I can think of a few times that it would have been handy. Ever had a drop of primer get past your safety glasses? I couldn't see for a while.


----------



## Flyout95 (Apr 13, 2012)

CBP said:


> My architect advised me that OSHA regs call for them 'Where the eyes or body of any person may be exposed to injurious corrosive materials,...' and they have to be able to be reached within 10 seconds.
> 
> Heck, that means I need a few in my shop, on each floor of a jobsite, and probably one in the laundry detergent aisle at WallyWorld! We all probably need one in our vans, too.... gotta love OSHA.


I have one in my van, always have one in our gang boxes on jobsites, and pay attention at Wal-Mart... They are normally on posts near the end of aisles.


----------



## GAN (Jul 10, 2012)

Flyout95 said:


> I would say no eyewash in a commercial kitchen, and I to believe a saline bottle meets osha requirements for food prep area.

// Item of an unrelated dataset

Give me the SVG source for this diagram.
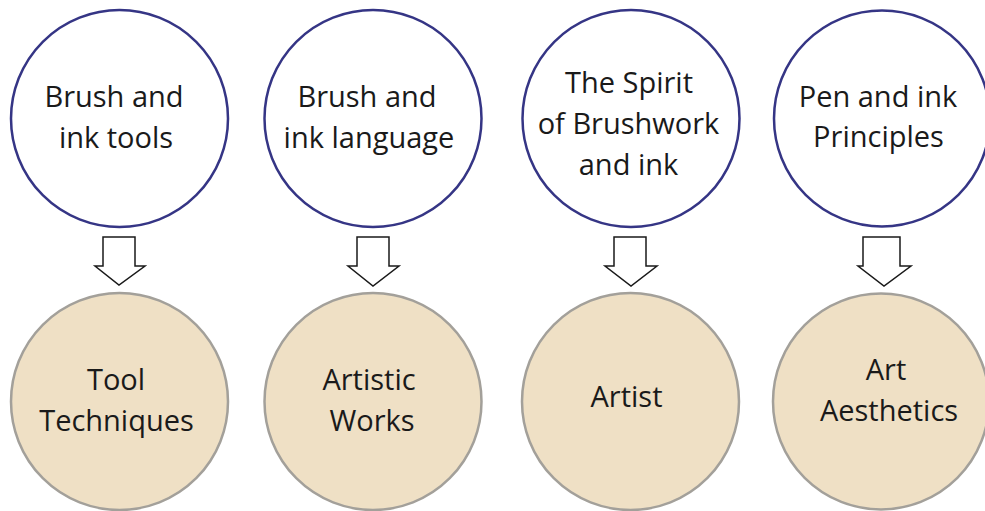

Yep agree, I have not seen one in a Wally World, Sam's Club, or any other restaurant in my travels.

Emergency Eyewash
• In addition to having employees wear personal protective equipment, employees involved in the handling and using of corrosive chemicals such as bleach, degreaser etc. need to have provisions for flushing their eyes in case of eye exposure. Depending on the chemical used, a restaurant may be required to have an emergency eyewash. Employees need to refer to 
the material safety data sheet (MSDS) of the chemical in use for specific requirements. When the emergency eyewash is required, employers need to 
make sure that the workplace has a properly functioning emergency eye wash
that meets ANSI Z-358.1-1981 (it should be labeled as such) requirements. Having an emergency eye wash also helps employees whose eyes may accidently come in contact with materials such as hot oils, peppers, etc.


----------